Taking Care of Yourself

  1. Build your self-esteem. Your self-worth isn’t based on what other people think of you or the approval of others. It comes from you and nobody else. Surround yourself with positive people and recognize when you feel low about yourself. Listen to how you talk to yourself (like calling yourself unlikeable or a failure) and stop beating yourself up for your mistakes.
    • Learn from your mistakes and treat yourself the way you would treat your best friend. Be kind, compassionate, and forgiving.
    • Note if you have people pleasing tendencies. This is often a sign of low self-esteem.
  2. Practice healthy habits. Neglecting your needs can be a sign of a lack of self-love. Looking after yourself and taking care of your body isn’t selfish.
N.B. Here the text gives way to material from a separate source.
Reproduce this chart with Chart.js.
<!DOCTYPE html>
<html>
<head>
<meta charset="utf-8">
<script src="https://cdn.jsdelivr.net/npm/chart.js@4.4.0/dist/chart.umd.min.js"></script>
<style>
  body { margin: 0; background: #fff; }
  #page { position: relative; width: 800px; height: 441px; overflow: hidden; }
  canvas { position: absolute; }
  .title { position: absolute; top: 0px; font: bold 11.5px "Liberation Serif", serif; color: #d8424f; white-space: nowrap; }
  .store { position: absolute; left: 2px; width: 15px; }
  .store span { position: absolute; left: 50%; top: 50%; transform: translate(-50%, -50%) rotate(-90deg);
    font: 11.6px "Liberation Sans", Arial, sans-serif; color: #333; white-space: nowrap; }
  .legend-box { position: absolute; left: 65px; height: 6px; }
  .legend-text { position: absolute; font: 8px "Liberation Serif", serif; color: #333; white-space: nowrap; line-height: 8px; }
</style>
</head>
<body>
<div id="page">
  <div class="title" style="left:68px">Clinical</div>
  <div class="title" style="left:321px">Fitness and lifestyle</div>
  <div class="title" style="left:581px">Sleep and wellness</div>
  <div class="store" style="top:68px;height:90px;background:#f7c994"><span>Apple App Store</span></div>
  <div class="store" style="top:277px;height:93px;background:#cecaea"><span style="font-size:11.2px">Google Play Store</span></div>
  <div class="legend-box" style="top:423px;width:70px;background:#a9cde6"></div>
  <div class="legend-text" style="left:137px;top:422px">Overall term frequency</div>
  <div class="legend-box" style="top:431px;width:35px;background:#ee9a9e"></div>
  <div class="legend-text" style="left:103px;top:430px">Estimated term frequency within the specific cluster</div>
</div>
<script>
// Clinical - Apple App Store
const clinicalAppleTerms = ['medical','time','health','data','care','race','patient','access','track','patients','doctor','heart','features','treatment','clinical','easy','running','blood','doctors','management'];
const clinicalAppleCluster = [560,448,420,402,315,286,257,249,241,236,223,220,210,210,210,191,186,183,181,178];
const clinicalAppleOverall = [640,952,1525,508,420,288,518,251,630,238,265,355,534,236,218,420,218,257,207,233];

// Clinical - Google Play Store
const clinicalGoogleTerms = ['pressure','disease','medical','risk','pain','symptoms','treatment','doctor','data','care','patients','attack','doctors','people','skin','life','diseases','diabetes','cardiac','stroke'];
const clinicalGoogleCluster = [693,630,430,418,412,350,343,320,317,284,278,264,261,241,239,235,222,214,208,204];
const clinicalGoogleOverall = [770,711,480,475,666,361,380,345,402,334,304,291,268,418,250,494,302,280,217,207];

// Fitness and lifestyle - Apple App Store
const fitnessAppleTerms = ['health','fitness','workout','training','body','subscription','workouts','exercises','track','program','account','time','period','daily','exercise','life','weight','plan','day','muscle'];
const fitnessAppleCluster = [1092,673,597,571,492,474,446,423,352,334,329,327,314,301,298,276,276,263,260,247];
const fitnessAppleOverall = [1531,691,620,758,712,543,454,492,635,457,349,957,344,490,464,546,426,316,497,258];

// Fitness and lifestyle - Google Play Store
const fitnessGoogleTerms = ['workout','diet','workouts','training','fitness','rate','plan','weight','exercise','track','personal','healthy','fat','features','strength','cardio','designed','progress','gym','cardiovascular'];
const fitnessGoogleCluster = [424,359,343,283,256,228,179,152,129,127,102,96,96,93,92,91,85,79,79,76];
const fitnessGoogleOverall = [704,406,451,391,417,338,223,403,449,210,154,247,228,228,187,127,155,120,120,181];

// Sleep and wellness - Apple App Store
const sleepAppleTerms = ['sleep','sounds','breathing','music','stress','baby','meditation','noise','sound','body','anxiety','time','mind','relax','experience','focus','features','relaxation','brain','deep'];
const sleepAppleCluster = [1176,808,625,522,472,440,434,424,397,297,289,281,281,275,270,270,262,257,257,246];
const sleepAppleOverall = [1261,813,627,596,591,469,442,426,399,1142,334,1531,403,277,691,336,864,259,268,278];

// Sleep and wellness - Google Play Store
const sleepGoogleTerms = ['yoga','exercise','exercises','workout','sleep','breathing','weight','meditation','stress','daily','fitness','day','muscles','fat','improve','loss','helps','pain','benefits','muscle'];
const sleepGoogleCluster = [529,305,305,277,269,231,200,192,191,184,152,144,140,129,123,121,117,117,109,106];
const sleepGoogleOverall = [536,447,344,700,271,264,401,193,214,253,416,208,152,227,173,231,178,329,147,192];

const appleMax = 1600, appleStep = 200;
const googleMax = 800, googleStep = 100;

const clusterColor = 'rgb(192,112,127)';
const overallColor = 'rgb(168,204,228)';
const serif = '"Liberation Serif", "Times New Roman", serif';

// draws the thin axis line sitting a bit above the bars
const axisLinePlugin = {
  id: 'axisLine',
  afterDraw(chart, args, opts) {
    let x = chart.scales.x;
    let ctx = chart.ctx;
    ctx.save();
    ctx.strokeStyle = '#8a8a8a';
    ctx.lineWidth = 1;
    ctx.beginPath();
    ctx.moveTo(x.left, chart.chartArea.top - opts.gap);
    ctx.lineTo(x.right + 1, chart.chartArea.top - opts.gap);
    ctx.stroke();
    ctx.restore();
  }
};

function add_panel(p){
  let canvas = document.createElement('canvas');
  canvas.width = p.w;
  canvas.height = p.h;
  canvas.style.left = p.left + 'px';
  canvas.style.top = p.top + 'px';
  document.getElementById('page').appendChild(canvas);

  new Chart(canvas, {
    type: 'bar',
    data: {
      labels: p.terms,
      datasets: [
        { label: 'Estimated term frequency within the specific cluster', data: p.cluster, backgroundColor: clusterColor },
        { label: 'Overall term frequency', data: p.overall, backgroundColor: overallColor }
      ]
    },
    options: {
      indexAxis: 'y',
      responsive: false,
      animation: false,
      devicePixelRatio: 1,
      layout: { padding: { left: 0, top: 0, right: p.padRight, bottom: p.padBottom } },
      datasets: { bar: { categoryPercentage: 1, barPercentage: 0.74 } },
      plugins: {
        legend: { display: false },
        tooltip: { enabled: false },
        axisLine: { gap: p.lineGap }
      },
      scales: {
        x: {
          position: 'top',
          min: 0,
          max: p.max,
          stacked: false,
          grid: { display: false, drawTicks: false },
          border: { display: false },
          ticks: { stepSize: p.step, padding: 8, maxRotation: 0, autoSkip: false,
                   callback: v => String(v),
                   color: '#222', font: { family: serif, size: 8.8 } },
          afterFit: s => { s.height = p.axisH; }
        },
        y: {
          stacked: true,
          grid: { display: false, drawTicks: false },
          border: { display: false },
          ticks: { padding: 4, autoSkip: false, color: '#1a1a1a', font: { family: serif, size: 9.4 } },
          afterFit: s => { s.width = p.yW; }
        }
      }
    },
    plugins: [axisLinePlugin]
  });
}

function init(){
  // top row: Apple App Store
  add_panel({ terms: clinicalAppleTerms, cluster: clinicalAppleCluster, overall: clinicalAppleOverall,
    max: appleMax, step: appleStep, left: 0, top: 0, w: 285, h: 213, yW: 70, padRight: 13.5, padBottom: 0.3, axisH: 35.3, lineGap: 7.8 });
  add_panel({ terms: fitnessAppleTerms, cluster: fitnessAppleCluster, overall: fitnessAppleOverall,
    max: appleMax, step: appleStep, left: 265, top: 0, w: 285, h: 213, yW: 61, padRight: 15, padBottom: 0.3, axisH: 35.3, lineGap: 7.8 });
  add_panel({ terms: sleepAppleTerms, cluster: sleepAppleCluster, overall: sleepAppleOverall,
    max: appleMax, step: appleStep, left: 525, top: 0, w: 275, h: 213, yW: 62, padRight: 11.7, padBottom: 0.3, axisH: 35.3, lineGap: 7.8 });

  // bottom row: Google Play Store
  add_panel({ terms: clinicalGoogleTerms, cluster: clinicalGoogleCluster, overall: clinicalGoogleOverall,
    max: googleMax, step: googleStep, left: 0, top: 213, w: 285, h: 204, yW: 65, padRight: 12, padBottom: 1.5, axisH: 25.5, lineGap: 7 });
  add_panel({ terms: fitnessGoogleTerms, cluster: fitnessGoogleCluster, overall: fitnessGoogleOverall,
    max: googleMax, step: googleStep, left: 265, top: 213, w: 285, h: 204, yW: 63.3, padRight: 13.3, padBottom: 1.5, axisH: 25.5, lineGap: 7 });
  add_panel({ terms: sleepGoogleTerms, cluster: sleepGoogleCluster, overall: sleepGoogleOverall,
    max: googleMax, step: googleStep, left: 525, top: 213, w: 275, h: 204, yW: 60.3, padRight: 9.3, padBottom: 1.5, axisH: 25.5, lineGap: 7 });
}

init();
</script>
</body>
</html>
If you tend to neglect taking care of yourself to take care of others, carve out some time each day for your health. Eat healthy meals, exercise regularly, and do things that make your body feel good. Above all, make sure you get enough sleep each night and feel rested each day.
    • Aim to get 7.5-8.5 hours of sleep each night.
    • When you take care of yourself, you’re better able to help others.
  3. Give yourself some care. Taking good care of yourself will help you feel better and help you cope with stress. Spend time having fun with friends and family. Treat yourself with a little pampering now and then: get a massage, go to a spa, and do something that relaxes you.
    • Do activities that you enjoy. Listen to music, journal, volunteer, or take a daily walk.
  4. Recognize that you cannot please everybody. The only approval you need is your own. No matter how hard you try, some people just cannot be pleased. You can’t change what people think or feel to make them like you or approve of you. It’s up to other people to make those decisions.
    • If you’re trying to win the approval of a friend group or you want your grandmother to see what a good person you are, you may not be able to do this.
  5. Get professional help. Struggling with people pleasing can be difficult. If you’ve tried to change things yet it’s stayed the same or only gotten worse, it might be time to see a therapist. A therapist can help you enact new behaviors and stand up for yourself.
    • Find a therapist by contacting your insurance provider or a local mental health clinic. You can also find a therapist by getting a recommendation from a friend or physician.


  • Ask yourself if you tolerate things other people wouldn’t tolerate. Learn to identify and label unacceptable treatment from others and set limits on their behavior when they violate your boundaries.
  • Be persistent. If this is a lifelong habit, it will not be easy to overcome. Maintain enough self-awareness so that you realize when you are being a pleaser.
  • Helping others should be something you want to, not something you feel you have to do.
  • Don't worry about what other people think of you.